» REQUEST:
Output nothing but the lines from the one with "Generate a Python" through the one with "import plotly.graph_objects as go", including both. Leave the pictures out of the copy.

» Plotting code records:
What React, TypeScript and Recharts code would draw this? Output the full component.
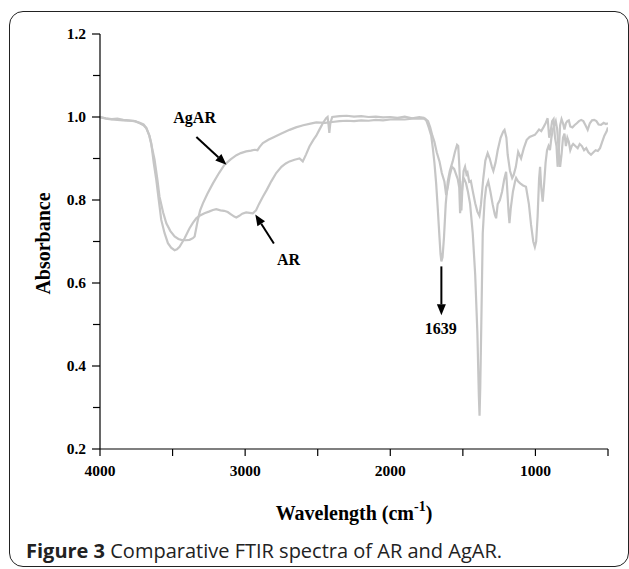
import React from "react";
import {
  LineChart,
  Line,
  XAxis,
  YAxis,
  ReferenceLine,
  ReferenceDot,
} from "recharts";

// wavenumber (cm-1) / absorbance pairs
const arWavenumber = [
  4000, 3960, 3920, 3880, 3840, 3800, 3760, 3726, 3700, 3681, 3660, 3647, 3630, 3612, 3595, 3578,
  3555, 3532, 3510, 3486, 3470, 3452, 3435, 3417, 3400, 3383, 3360, 3337, 3314, 3280, 3250, 3222,
  3199, 3170, 3145, 3120, 3100, 3075, 3061, 3040, 3020, 2993, 2970, 2947, 2925, 2905, 2878, 2850,
  2820, 2786, 2750, 2720, 2694, 2660, 2625, 2603, 2580, 2557, 2530, 2510, 2489, 2465, 2442, 2432,
  2425, 2420, 2413, 2400, 2350, 2300, 2250, 2200, 2150, 2100, 2050, 2000, 1950, 1900, 1850, 1800,
  1770, 1750, 1735, 1718, 1707, 1696, 1684, 1673, 1661, 1654, 1648, 1640, 1630, 1618, 1604, 1590,
  1570, 1555, 1540, 1532, 1524, 1515, 1510, 1503, 1495, 1485, 1475, 1468, 1456, 1445, 1432, 1415,
  1400, 1386, 1375, 1360, 1345, 1329, 1315, 1300, 1290, 1275, 1260, 1240, 1222, 1213, 1200, 1191,
  1175, 1160, 1150, 1135, 1119, 1099, 1080, 1060, 1040, 1020, 1004, 990, 975, 960, 945, 930, 916,
  905, 895, 885, 875, 865, 855, 847, 840, 830, 820, 810, 800, 790, 780, 770, 760, 745, 731, 715,
  700, 685, 670, 655, 640, 625, 610, 595, 580, 565, 548, 530, 515, 500,
];
const arAbsorbance = [
  1.0, 0.997, 0.995, 0.996, 0.993, 0.992, 0.99, 0.985, 0.98, 0.973, 0.955, 0.937, 0.89, 0.848, 0.8, 0.752,
  0.72, 0.696, 0.685, 0.679, 0.681, 0.687, 0.697, 0.708, 0.72, 0.732, 0.745, 0.756, 0.762, 0.768, 0.772, 0.776,
  0.778, 0.775, 0.774, 0.771, 0.766, 0.76, 0.758, 0.762, 0.767, 0.77, 0.769, 0.768, 0.775, 0.79, 0.808, 0.825,
  0.845, 0.865, 0.88, 0.888, 0.893, 0.897, 0.9, 0.893, 0.91, 0.929, 0.945, 0.955, 0.969, 0.985, 0.997, 1.0,
  0.98, 0.962, 0.985, 1.0, 1.002, 1.003, 1.001, 1.002, 1.0, 1.001, 0.999, 1.0, 0.998, 1.001, 0.997, 1.0,
  0.998, 0.99, 0.975, 0.955, 0.925, 0.89, 0.84, 0.78, 0.71, 0.67, 0.652, 0.662, 0.71, 0.79, 0.845, 0.87,
  0.893, 0.915, 0.933, 0.93, 0.88, 0.79, 0.775, 0.83, 0.87, 0.88, 0.862, 0.866, 0.844, 0.846, 0.822, 0.792,
  0.772, 0.762, 0.79, 0.85, 0.895, 0.913, 0.9, 0.88, 0.87, 0.89, 0.92, 0.95, 0.965, 0.969, 0.95, 0.909,
  0.87, 0.853, 0.86, 0.88, 0.916, 0.9, 0.925, 0.945, 0.952, 0.955, 0.957, 0.963, 0.97, 0.966, 0.975, 0.985, 0.997,
  0.95, 0.965, 0.99, 0.995, 0.95, 0.93, 0.88, 0.91, 0.98, 0.995, 0.985, 0.97, 0.985, 0.99, 0.992, 0.977, 0.975, 0.98, 0.985,
  0.99, 0.993, 0.99, 0.98, 0.969, 0.985, 0.992, 0.993, 0.99, 0.982, 0.981, 0.986, 0.983, 0.985,
];

const agarWavenumber = [
  4000, 3960, 3920, 3880, 3840, 3800, 3760, 3726, 3700, 3681, 3660, 3647, 3624, 3605, 3590, 3565,
  3543, 3515, 3486, 3460, 3440, 3410, 3383, 3360, 3348, 3326, 3310, 3291, 3260, 3222, 3180, 3142,
  3100, 3060, 3030, 2993, 2960, 2935, 2915, 2900, 2878, 2840, 2800, 2750, 2694, 2650, 2600, 2550,
  2510, 2450, 2400, 2350, 2300, 2250, 2200, 2150, 2100, 2050, 2000, 1950, 1900, 1850, 1800, 1760,
  1740, 1725, 1710, 1696, 1680, 1661, 1645, 1627, 1615, 1604, 1590, 1575, 1560, 1545, 1535, 1525,
  1519, 1512, 1500, 1490, 1478, 1465, 1450, 1432, 1415, 1400, 1390, 1385, 1380, 1372, 1363, 1350,
  1340, 1325, 1310, 1295, 1280, 1271, 1260, 1245, 1230, 1215, 1202, 1195, 1185, 1179, 1170, 1155,
  1140, 1133, 1120, 1105, 1085, 1065, 1045, 1030, 1015, 1004, 995, 985, 975, 968, 960, 950, 940,
  930, 920, 910, 900, 890, 880, 870, 860, 850, 840, 830, 820, 810, 800, 790, 780, 770, 760, 750,
  740, 725, 709, 695, 680, 665, 650, 635, 617, 600, 585, 570, 555, 540, 525, 510, 500,
];
const agarAbsorbance = [
  1.0, 0.996, 0.994, 0.993, 0.992, 0.991, 0.99, 0.986, 0.982, 0.974, 0.955, 0.935, 0.897, 0.85, 0.808, 0.77,
  0.744, 0.725, 0.712, 0.706, 0.704, 0.703, 0.704, 0.708, 0.712, 0.752, 0.775, 0.792, 0.815, 0.84, 0.865, 0.885,
  0.898, 0.908, 0.913, 0.917, 0.919, 0.921, 0.92, 0.928, 0.937, 0.945, 0.952, 0.96, 0.969, 0.975, 0.98, 0.984,
  0.987, 0.986, 0.988, 0.99, 0.991, 0.99, 0.992, 0.991, 0.993, 0.992, 0.994, 0.995, 0.994, 0.996, 0.996, 0.996,
  0.99, 0.975, 0.955, 0.94, 0.915, 0.893, 0.865, 0.844, 0.812, 0.83, 0.86, 0.88, 0.875, 0.86, 0.85, 0.83,
  0.768, 0.8, 0.845, 0.85, 0.84, 0.82, 0.79, 0.72, 0.62, 0.48, 0.33, 0.28, 0.35, 0.52, 0.72, 0.8,
  0.83, 0.845, 0.82, 0.79, 0.765, 0.756, 0.79, 0.8, 0.82, 0.85, 0.868, 0.83, 0.77, 0.744, 0.78, 0.82,
  0.845, 0.853, 0.845, 0.84, 0.835, 0.832, 0.79, 0.74, 0.7, 0.687, 0.7, 0.76, 0.85, 0.88, 0.83, 0.796, 0.84,
  0.89, 0.92, 0.93, 0.92, 0.95, 0.97, 0.98, 0.99, 0.97, 0.92, 0.88, 0.91, 0.95, 0.96, 0.93, 0.95, 0.94, 0.92, 0.93,
  0.935, 0.93, 0.925, 0.935, 0.93, 0.92, 0.925, 0.915, 0.909, 0.915, 0.92, 0.918, 0.925, 0.94, 0.955, 0.965, 0.975,
];

const xTicks = [4000, 3500, 3000, 2500, 2000, 1500, 1000, 500];
const yTicks = [0.2, 0.3, 0.4, 0.5, 0.6, 0.7, 0.8, 0.9, 1.0, 1.1, 1.2];

const arData = arWavenumber.map((w, i) => ({ w, a: arAbsorbance[i] }));
const agarData = agarWavenumber.map((w, i) => ({ w, a: agarAbsorbance[i] }));

const SERIF = "'Liberation Serif', 'Times New Roman', serif";
const SPECTRUM = "#c6c6c6";

const XTick = (props: any) => {
  const { x, y, payload } = props;
  const v = payload.value;
  return (
    <g>
      <line x1={x} y1={y} x2={x} y2={y + 7} stroke="#000" strokeWidth={1.2} />
      {v % 1000 === 0 && (
        <text x={x} y={y + 27} textAnchor="middle" fontFamily={SERIF} fontWeight="bold" fontSize={15.5} fill="#000">
          {v}
        </text>
      )}
    </g>
  );
};

const YTick = (props: any) => {
  const { x, y, payload } = props;
  const v = Math.round(payload.value * 10);
  const major = v % 2 === 0;
  return (
    <g>
      <line x1={x - (major ? 8 : 7)} y1={y} x2={x} y2={y} stroke="#000" strokeWidth={1.2} />
      {major && (
        <text x={x - 14} y={y + 5} textAnchor="end" fontFamily={SERIF} fontWeight="bold" fontSize={15.5} fill="#000">
          {(v / 10).toFixed(1)}
        </text>
      )}
    </g>
  );
};

const Arrow = (p: any) => {
  const { x1, y1, x2, y2 } = p;
  const dx = x2 - x1;
  const dy = y2 - y1;
  const len = Math.hypot(dx, dy) || 1;
  const ux = dx / len;
  const uy = dy / len;
  const hl = 11;
  const hw = 4.5;
  const bx = x2 - ux * hl;
  const by = y2 - uy * hl;
  return (
    <g>
      <line x1={x1} y1={y1} x2={bx} y2={by} stroke="#000" strokeWidth={2} />
      <polygon
        points={`${x2},${y2} ${bx - uy * hw},${by + ux * hw} ${bx + uy * hw},${by - ux * hw}`}
        fill="#000"
      />
    </g>
  );
};

const tag = (text: string) => (p: any) => (
  <text
    x={p.cx}
    y={p.cy}
    textAnchor="middle"
    dominantBaseline="central"
    fontFamily={SERIF}
    fontWeight="bold"
    fontSize={16}
    fill="#000"
  >
    {text}
  </text>
);

const YTitle = (props: any) => {
  const vb = props.viewBox || { x: 0, y: 34, width: 100, height: 415 };
  const cx = 43;
  const cy = vb.y + vb.height / 2 + 2;
  return (
    <text
      x={cx}
      y={cy}
      transform={`rotate(-90 ${cx} ${cy})`}
      textAnchor="middle"
      dominantBaseline="central"
      fontFamily={SERIF}
      fontWeight="bold"
      fontSize={20}
      fill="#000"
    >
      Absorbance
    </text>
  );
};

const XTitle = (props: any) => {
  const vb = props.viewBox || { x: 100, y: 449, width: 508, height: 120 };
  const cx = vb.x + vb.width / 2;
  return (
    <text x={cx} y={520} textAnchor="middle" fontFamily={SERIF} fontWeight="bold" fontSize={20} fill="#000">
      <tspan>Wavelength (cm</tspan>
      <tspan dy={-9} fontSize={14}>-1</tspan>
      <tspan dy={9}>)</tspan>
    </text>
  );
};

export default function App() {
  return (
    <div style={{ position: "absolute", left: 0, top: 0, width: 629, height: 569, background: "#fff" }}>
      <div
        style={{
          position: "absolute",
          left: 9,
          top: 11,
          width: 620,
          height: 556,
          boxSizing: "border-box",
          border: "1.5px solid #222",
          borderRadius: 14,
        }}
      />
      <LineChart
        width={629}
        height={569}
        margin={{ top: 34, right: 21, bottom: 0, left: 0 }}
        style={{ position: "absolute", left: 0, top: 0 }}
      >
        <XAxis
          dataKey="w"
          type="number"
          domain={[500, 4000]}
          reversed
          ticks={xTicks}
          interval={0}
          height={120}
          tickSize={0}
          tickMargin={0}
          tick={XTick}
          axisLine={{ stroke: "#000", strokeWidth: 1.2 }}
          allowDataOverflow
          label={XTitle}
        />
        <YAxis
          type="number"
          domain={[0.2, 1.2]}
          ticks={yTicks}
          interval={0}
          width={100}
          tickSize={0}
          tickMargin={0}
          tick={YTick}
          axisLine={{ stroke: "#000", strokeWidth: 1.2 }}
          allowDataOverflow
          label={YTitle}
        />
        <Line
          data={arData}
          dataKey="a"
          type="linear"
          stroke={SPECTRUM}
          strokeWidth={2.2}
          dot={false}
          activeDot={false}
          isAnimationActive={false}
        />
        <Line
          data={agarData}
          dataKey="a"
          type="linear"
          stroke={SPECTRUM}
          strokeWidth={2.2}
          dot={false}
          activeDot={false}
          isAnimationActive={false}
        />
        <ReferenceLine segment={[{ x: 3336, y: 0.952 }, { x: 3129, y: 0.885 }]} shape={Arrow} />
        <ReferenceLine segment={[{ x: 2802, y: 0.695 }, { x: 2930, y: 0.765 }]} shape={Arrow} />
        <ReferenceLine segment={[{ x: 1648, y: 0.64 }, { x: 1648, y: 0.522 }]} shape={Arrow} />
        <ReferenceDot x={3348} y={0.998} r={0} shape={tag("AgAR")} />
        <ReferenceDot x={2701} y={0.657} r={0} shape={tag("AR")} />
        <ReferenceDot x={1652} y={0.491} r={0} shape={tag("1639")} />
      </LineChart>
      <div
        style={{
          position: "absolute",
          left: 26,
          top: 538,
          lineHeight: "26px",
          fontFamily: "'Open Sans', sans-serif",
          fontSize: 20,
          color: "#222",
          whiteSpace: "nowrap",
        }}
      >
        <b>Figure 3</b> Comparative FTIR spectra of AR and AgAR.
      </div>
    </div>
  );
}
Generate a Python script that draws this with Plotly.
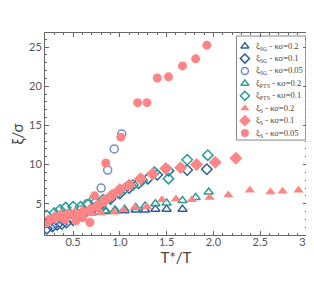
import plotly.graph_objects as go

# ξ_SG
sg02_x = [0.55, 0.65, 0.75, 0.85, 0.95, 1.05, 1.17, 1.27, 1.38, 1.5, 1.67]
sg02_y = [3.6, 3.8, 3.9, 4.0, 4.1, 4.1, 4.2, 4.2, 4.3, 4.3, 4.3]
sg01_x = [0.22, 0.28, 0.33, 0.38, 0.43, 0.5, 0.6, 0.7, 0.8, 0.9, 1.0, 1.1, 1.2, 1.3, 1.4, 1.52, 1.72, 1.93]
sg01_y = [1.8, 2.1, 2.3, 2.4, 2.6, 2.9, 3.5, 4.2, 4.9, 5.6, 6.3, 7.0, 7.6, 8.2, 8.7, 9.2, 9.3, 9.4]
sg005_x = [0.3, 0.4, 0.5, 0.58, 0.65, 0.72, 0.8, 0.87, 0.94, 1.02]
sg005_y = [2.6, 3.0, 3.6, 4.2, 5.0, 5.6, 7.0, 9.3, 12.0, 13.9]
# ξ_PTS
pts02_x = [0.75, 0.85, 0.95, 1.05, 1.17, 1.27, 1.38, 1.5, 1.67, 1.81, 1.95]
pts02_y = [3.9, 4.1, 4.2, 4.3, 4.5, 4.7, 5.0, 5.1, 5.4, 5.8, 6.5]
pts01_x = [0.22, 0.3, 0.36, 0.42, 0.5, 0.58, 0.66, 0.74, 0.82, 0.9, 0.98, 1.06, 1.14, 1.24, 1.37, 1.52, 1.72, 1.94]
pts01_y = [3.5, 3.8, 4.2, 4.5, 4.6, 4.6, 4.9, 5.2, 5.5, 5.9, 6.4, 7.0, 7.4, 8.0, 9.0, 8.2, 10.6, 11.2]
# ξ_S
s02_x = [0.3, 0.4, 0.5, 0.6, 0.7, 0.8, 0.94, 1.04, 1.16, 1.29, 1.45, 1.6, 1.77, 1.96, 2.16, 2.39, 2.61, 2.74, 2.91]
s02_y = [3.2, 3.4, 3.5, 3.6, 3.7, 3.8, 3.9, 4.2, 4.5, 4.6, 5.5, 5.6, 5.5, 5.8, 6.1, 6.7, 6.5, 6.6, 6.7]
s01_x = [0.23, 0.3, 0.37, 0.44, 0.52, 0.6, 0.68, 0.76, 0.84, 0.92, 1.0, 1.1, 1.22, 1.35, 1.49, 1.65, 1.82, 2.02, 2.24]
s01_y = [2.8, 3.2, 3.5, 3.6, 3.7, 3.9, 4.2, 4.7, 5.4, 6.1, 6.8, 7.4, 8.2, 8.8, 9.5, 9.6, 10.0, 10.3, 10.8]
s005_x = [0.25, 0.33, 0.42, 0.53, 0.6, 0.68, 0.73, 0.85, 1.01, 1.19, 1.29, 1.4, 1.52, 1.67, 1.81, 1.93]
s005_y = [3.0, 3.3, 3.0, 2.8, 3.2, 2.6, 6.0, 10.2, 13.5, 17.9, 17.9, 21.05, 21.2, 22.6, 23.5, 25.25]

legend_labels = [
    "ξ<sub>SG</sub> - κσ=0.2", "ξ<sub>SG</sub> - κσ=0.1", "ξ<sub>SG</sub> - κσ=0.05",
    "ξ<sub>PTS</sub> - κσ=0.2", "ξ<sub>PTS</sub> - κσ=0.1",
    "ξ<sub>S</sub> - κσ=0.2", "ξ<sub>S</sub> - κσ=0.1", "ξ<sub>S</sub> - κσ=0.05",
]

DB = "#2b5d9b"
LB = "#6f8fc7"
TE = "#2c9c96"
SA = "#ff8485"

series = [
    (sg02_x, sg02_y, "triangle-up-open", DB, 8),
    (sg01_x, sg01_y, "diamond-open", DB, 8),
    (sg005_x, sg005_y, "circle-open", LB, 8),
    (pts02_x, pts02_y, "triangle-up-open", TE, 8),
    (pts01_x, pts01_y, "diamond-open", TE, 8),
    (s02_x, s02_y, "triangle-up", SA, 9),
    (s01_x, s01_y, "diamond", SA, 10),
    (s005_x, s005_y, "circle", SA, 9),
]

fig = go.Figure()
for (xs, ys, sym, col, sz), name in zip(series, legend_labels):
    fig.add_trace(go.Scatter(
        x=xs, y=ys, mode="markers", name=name, showlegend=False,
        marker=dict(symbol=sym, color=col, size=sz,
                    line=dict(color=col, width=1.5 if "open" in sym else 0)),
    ))

# compact custom legend drawn on an invisible overlay axis (0..1 over the plot area)
leg_x0, leg_x1, leg_top, leg_bot = 0.731, 0.995, 0.985, 0.47
row_top, row_step = 0.935, 0.0615
key_x, text_x = 0.763, 0.797
fig.add_shape(type="rect", xref="paper", yref="paper",
              x0=leg_x0, x1=leg_x1, y0=leg_bot, y1=leg_top,
              line=dict(color="#888", width=1), fillcolor="white", layer="below")
for i, ((xs, ys, sym, col, sz), name) in enumerate(zip(series, legend_labels)):
    yy = row_top - i * row_step
    fig.add_trace(go.Scatter(
        x=[key_x], y=[yy], xaxis="x2", yaxis="y2", mode="markers", showlegend=False,
        hoverinfo="skip",
        marker=dict(symbol=sym, color=col, size=sz - 1,
                    line=dict(color=col, width=1.5 if "open" in sym else 0)),
    ))
    fig.add_annotation(x=text_x, y=yy, xref="paper", yref="paper", text=name,
                       showarrow=False, xanchor="left", yanchor="middle",
                       font=dict(family="Liberation Serif", size=8.5, color="#444"))

axis_common = dict(
    showline=True, linecolor="#666", linewidth=1, mirror="ticks",
    ticks="inside", ticklen=4, tickcolor="#666", showgrid=False, zeroline=False,
    tickfont=dict(family="Lato", size=11, color="#555"),
    ticklabeloverflow="allow",
)
fig.update_xaxes(range=[0.2, 3.0005], dtick=0.5, tick0=0, tickformat=".1f",
                 ticklabelstandoff=-3,
                 minor=dict(dtick=0.1, ticks="inside", ticklen=2, tickcolor="#666"),
                 title=dict(text="T*/T", font=dict(family="Lato", size=15, color="#444"), standoff=0),
                 **axis_common)
fig.update_yaxes(range=[1.0, 26.8], dtick=5, tick0=0,
                 minor=dict(dtick=1, ticks="inside", ticklen=2, tickcolor="#666"),
                 title=dict(text="ξ/σ", font=dict(family="Lato", size=15, color="#444"), standoff=4),
                 **axis_common)

fig.update_layout(
    width=314, height=285,
    margin=dict(l=28, r=7, t=25, b=58),
    plot_bgcolor="white", paper_bgcolor="white",
    showlegend=False,
    xaxis2=dict(overlaying="x", range=[0, 1], visible=False, fixedrange=True),
    yaxis2=dict(overlaying="y", range=[0, 1], visible=False, fixedrange=True),
)
fig.write_html("out.html")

» SOLUTION TO THIS PROBLEM:
Generate a Python script that draws this with Plotly.
import plotly.graph_objects as go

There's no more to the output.